# [MATERIAL SHOWN]
-- -- --

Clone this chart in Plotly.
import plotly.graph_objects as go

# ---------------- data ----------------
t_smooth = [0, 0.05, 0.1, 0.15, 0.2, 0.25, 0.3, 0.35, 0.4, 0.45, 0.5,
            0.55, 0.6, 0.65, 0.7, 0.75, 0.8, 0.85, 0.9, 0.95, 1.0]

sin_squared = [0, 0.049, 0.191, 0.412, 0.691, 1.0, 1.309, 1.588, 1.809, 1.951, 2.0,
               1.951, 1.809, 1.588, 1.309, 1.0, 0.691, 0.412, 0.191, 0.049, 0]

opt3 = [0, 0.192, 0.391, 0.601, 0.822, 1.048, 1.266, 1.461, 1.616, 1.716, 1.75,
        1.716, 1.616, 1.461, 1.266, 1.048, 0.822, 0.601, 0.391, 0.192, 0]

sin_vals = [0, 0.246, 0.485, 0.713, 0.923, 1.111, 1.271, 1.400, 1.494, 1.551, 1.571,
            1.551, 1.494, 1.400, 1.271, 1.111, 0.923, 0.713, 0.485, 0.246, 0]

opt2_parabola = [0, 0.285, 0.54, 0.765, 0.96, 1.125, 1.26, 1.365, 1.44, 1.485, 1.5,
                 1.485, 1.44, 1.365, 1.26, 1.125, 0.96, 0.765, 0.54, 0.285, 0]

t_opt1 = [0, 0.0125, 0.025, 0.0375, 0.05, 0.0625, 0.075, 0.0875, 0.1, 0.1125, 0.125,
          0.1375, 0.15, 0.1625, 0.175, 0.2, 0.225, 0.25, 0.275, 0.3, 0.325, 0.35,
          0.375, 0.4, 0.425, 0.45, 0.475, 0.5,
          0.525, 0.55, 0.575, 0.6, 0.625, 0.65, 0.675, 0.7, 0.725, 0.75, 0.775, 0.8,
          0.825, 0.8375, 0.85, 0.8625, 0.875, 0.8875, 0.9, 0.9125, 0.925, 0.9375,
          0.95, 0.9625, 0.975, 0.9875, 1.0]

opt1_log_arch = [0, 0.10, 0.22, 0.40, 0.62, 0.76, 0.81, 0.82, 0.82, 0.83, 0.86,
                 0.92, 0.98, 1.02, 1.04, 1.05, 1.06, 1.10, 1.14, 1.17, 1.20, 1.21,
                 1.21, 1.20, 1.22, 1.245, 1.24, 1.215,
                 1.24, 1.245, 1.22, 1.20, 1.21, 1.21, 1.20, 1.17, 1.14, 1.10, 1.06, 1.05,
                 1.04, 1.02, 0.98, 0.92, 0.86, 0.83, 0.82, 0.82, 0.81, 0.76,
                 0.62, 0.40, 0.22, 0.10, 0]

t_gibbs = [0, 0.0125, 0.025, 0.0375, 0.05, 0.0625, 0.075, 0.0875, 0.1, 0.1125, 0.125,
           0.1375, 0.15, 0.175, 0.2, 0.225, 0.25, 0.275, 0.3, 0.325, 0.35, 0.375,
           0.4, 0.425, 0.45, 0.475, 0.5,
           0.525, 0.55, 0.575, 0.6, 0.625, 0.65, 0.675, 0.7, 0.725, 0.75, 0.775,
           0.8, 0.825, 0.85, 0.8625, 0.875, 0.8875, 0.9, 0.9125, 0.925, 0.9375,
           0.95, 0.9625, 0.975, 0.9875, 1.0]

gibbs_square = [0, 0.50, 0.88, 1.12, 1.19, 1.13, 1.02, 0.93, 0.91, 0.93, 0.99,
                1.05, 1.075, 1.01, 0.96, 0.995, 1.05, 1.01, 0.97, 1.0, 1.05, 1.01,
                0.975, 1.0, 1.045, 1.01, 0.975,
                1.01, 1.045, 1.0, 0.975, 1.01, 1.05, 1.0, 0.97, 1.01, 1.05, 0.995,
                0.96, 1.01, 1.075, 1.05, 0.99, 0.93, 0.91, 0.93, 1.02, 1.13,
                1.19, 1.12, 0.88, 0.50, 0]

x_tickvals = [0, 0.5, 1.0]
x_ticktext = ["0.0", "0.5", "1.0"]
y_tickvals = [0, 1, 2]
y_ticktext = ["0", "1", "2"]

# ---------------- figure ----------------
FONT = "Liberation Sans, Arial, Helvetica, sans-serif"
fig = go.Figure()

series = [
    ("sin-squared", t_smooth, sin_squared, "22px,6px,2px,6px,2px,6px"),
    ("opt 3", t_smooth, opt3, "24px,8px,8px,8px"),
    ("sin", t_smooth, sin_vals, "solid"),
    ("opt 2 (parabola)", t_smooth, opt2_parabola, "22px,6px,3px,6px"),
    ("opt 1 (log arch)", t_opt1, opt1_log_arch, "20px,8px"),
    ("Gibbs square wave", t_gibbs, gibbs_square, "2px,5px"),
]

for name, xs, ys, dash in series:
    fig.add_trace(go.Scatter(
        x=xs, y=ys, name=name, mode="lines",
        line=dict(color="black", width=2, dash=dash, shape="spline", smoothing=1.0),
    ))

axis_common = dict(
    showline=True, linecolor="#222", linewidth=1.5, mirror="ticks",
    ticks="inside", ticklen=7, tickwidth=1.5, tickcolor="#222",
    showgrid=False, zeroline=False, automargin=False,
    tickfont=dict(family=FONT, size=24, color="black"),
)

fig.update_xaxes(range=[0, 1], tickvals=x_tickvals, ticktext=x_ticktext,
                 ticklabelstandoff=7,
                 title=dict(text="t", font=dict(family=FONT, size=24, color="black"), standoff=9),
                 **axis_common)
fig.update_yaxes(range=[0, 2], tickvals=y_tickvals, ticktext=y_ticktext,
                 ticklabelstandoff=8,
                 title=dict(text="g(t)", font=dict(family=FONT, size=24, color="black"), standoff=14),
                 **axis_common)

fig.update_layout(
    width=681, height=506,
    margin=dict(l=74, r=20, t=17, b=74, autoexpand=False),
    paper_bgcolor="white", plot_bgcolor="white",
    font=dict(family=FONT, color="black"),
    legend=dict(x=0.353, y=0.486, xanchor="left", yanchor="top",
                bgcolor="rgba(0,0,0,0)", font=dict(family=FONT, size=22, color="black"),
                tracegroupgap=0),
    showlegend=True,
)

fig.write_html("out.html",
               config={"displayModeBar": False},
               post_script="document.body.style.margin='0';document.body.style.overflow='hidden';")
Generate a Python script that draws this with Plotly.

-- -- --

# [STATED PROBLEM]
Transcribe the material above in its entirety. Match it exactly.

# [RESPONSE BELOW]
Clone this chart in Plotly.
import plotly.graph_objects as go

# ---------------- data ----------------
t_smooth = [0, 0.05, 0.1, 0.15, 0.2, 0.25, 0.3, 0.35, 0.4, 0.45, 0.5,
            0.55, 0.6, 0.65, 0.7, 0.75, 0.8, 0.85, 0.9, 0.95, 1.0]

sin_squared = [0, 0.049, 0.191, 0.412, 0.691, 1.0, 1.309, 1.588, 1.809, 1.951, 2.0,
               1.951, 1.809, 1.588, 1.309, 1.0, 0.691, 0.412, 0.191, 0.049, 0]

opt3 = [0, 0.192, 0.391, 0.601, 0.822, 1.048, 1.266, 1.461, 1.616, 1.716, 1.75,
        1.716, 1.616, 1.461, 1.266, 1.048, 0.822, 0.601, 0.391, 0.192, 0]

sin_vals = [0, 0.246, 0.485, 0.713, 0.923, 1.111, 1.271, 1.400, 1.494, 1.551, 1.571,
            1.551, 1.494, 1.400, 1.271, 1.111, 0.923, 0.713, 0.485, 0.246, 0]

opt2_parabola = [0, 0.285, 0.54, 0.765, 0.96, 1.125, 1.26, 1.365, 1.44, 1.485, 1.5,
                 1.485, 1.44, 1.365, 1.26, 1.125, 0.96, 0.765, 0.54, 0.285, 0]

t_opt1 = [0, 0.0125, 0.025, 0.0375, 0.05, 0.0625, 0.075, 0.0875, 0.1, 0.1125, 0.125,
          0.1375, 0.15, 0.1625, 0.175, 0.2, 0.225, 0.25, 0.275, 0.3, 0.325, 0.35,
          0.375, 0.4, 0.425, 0.45, 0.475, 0.5,
          0.525, 0.55, 0.575, 0.6, 0.625, 0.65, 0.675, 0.7, 0.725, 0.75, 0.775, 0.8,
          0.825, 0.8375, 0.85, 0.8625, 0.875, 0.8875, 0.9, 0.9125, 0.925, 0.9375,
          0.95, 0.9625, 0.975, 0.9875, 1.0]

opt1_log_arch = [0, 0.10, 0.22, 0.40, 0.62, 0.76, 0.81, 0.82, 0.82, 0.83, 0.86,
                 0.92, 0.98, 1.02, 1.04, 1.05, 1.06, 1.10, 1.14, 1.17, 1.20, 1.21,
                 1.21, 1.20, 1.22, 1.245, 1.24, 1.215,
                 1.24, 1.245, 1.22, 1.20, 1.21, 1.21, 1.20, 1.17, 1.14, 1.10, 1.06, 1.05,
                 1.04, 1.02, 0.98, 0.92, 0.86, 0.83, 0.82, 0.82, 0.81, 0.76,
                 0.62, 0.40, 0.22, 0.10, 0]

t_gibbs = [0, 0.0125, 0.025, 0.0375, 0.05, 0.0625, 0.075, 0.0875, 0.1, 0.1125, 0.125,
           0.1375, 0.15, 0.175, 0.2, 0.225, 0.25, 0.275, 0.3, 0.325, 0.35, 0.375,
           0.4, 0.425, 0.45, 0.475, 0.5,
           0.525, 0.55, 0.575, 0.6, 0.625, 0.65, 0.675, 0.7, 0.725, 0.75, 0.775,
           0.8, 0.825, 0.85, 0.8625, 0.875, 0.8875, 0.9, 0.9125, 0.925, 0.9375,
           0.95, 0.9625, 0.975, 0.9875, 1.0]

gibbs_square = [0, 0.50, 0.88, 1.12, 1.19, 1.13, 1.02, 0.93, 0.91, 0.93, 0.99,
                1.05, 1.075, 1.01, 0.96, 0.995, 1.05, 1.01, 0.97, 1.0, 1.05, 1.01,
                0.975, 1.0, 1.045, 1.01, 0.975,
                1.01, 1.045, 1.0, 0.975, 1.01, 1.05, 1.0, 0.97, 1.01, 1.05, 0.995,
                0.96, 1.01, 1.075, 1.05, 0.99, 0.93, 0.91, 0.93, 1.02, 1.13,
                1.19, 1.12, 0.88, 0.50, 0]

x_tickvals = [0, 0.5, 1.0]
x_ticktext = ["0.0", "0.5", "1.0"]
y_tickvals = [0, 1, 2]
y_ticktext = ["0", "1", "2"]

# ---------------- figure ----------------
FONT = "Liberation Sans, Arial, Helvetica, sans-serif"
fig = go.Figure()

series = [
    ("sin-squared", t_smooth, sin_squared, "22px,6px,2px,6px,2px,6px"),
    ("opt 3", t_smooth, opt3, "24px,8px,8px,8px"),
    ("sin", t_smooth, sin_vals, "solid"),
    ("opt 2 (parabola)", t_smooth, opt2_parabola, "22px,6px,3px,6px"),
    ("opt 1 (log arch)", t_opt1, opt1_log_arch, "20px,8px"),
    ("Gibbs square wave", t_gibbs, gibbs_square, "2px,5px"),
]

for name, xs, ys, dash in series:
    fig.add_trace(go.Scatter(
        x=xs, y=ys, name=name, mode="lines",
        line=dict(color="black", width=2, dash=dash, shape="spline", smoothing=1.0),
    ))

axis_common = dict(
    showline=True, linecolor="#222", linewidth=1.5, mirror="ticks",
    ticks="inside", ticklen=7, tickwidth=1.5, tickcolor="#222",
    showgrid=False, zeroline=False, automargin=False,
    tickfont=dict(family=FONT, size=24, color="black"),
)

fig.update_xaxes(range=[0, 1], tickvals=x_tickvals, ticktext=x_ticktext,
                 ticklabelstandoff=7,
                 title=dict(text="t", font=dict(family=FONT, size=24, color="black"), standoff=9),
                 **axis_common)
fig.update_yaxes(range=[0, 2], tickvals=y_tickvals, ticktext=y_ticktext,
                 ticklabelstandoff=8,
                 title=dict(text="g(t)", font=dict(family=FONT, size=24, color="black"), standoff=14),
                 **axis_common)

fig.update_layout(
    width=681, height=506,
    margin=dict(l=74, r=20, t=17, b=74, autoexpand=False),
    paper_bgcolor="white", plot_bgcolor="white",
    font=dict(family=FONT, color="black"),
    legend=dict(x=0.353, y=0.486, xanchor="left", yanchor="top",
                bgcolor="rgba(0,0,0,0)", font=dict(family=FONT, size=22, color="black"),
                tracegroupgap=0),
    showlegend=True,
)

fig.write_html("out.html",
               config={"displayModeBar": False},
               post_script="document.body.style.margin='0';document.body.style.overflow='hidden';")
Generate a Python script that draws this with Plotly.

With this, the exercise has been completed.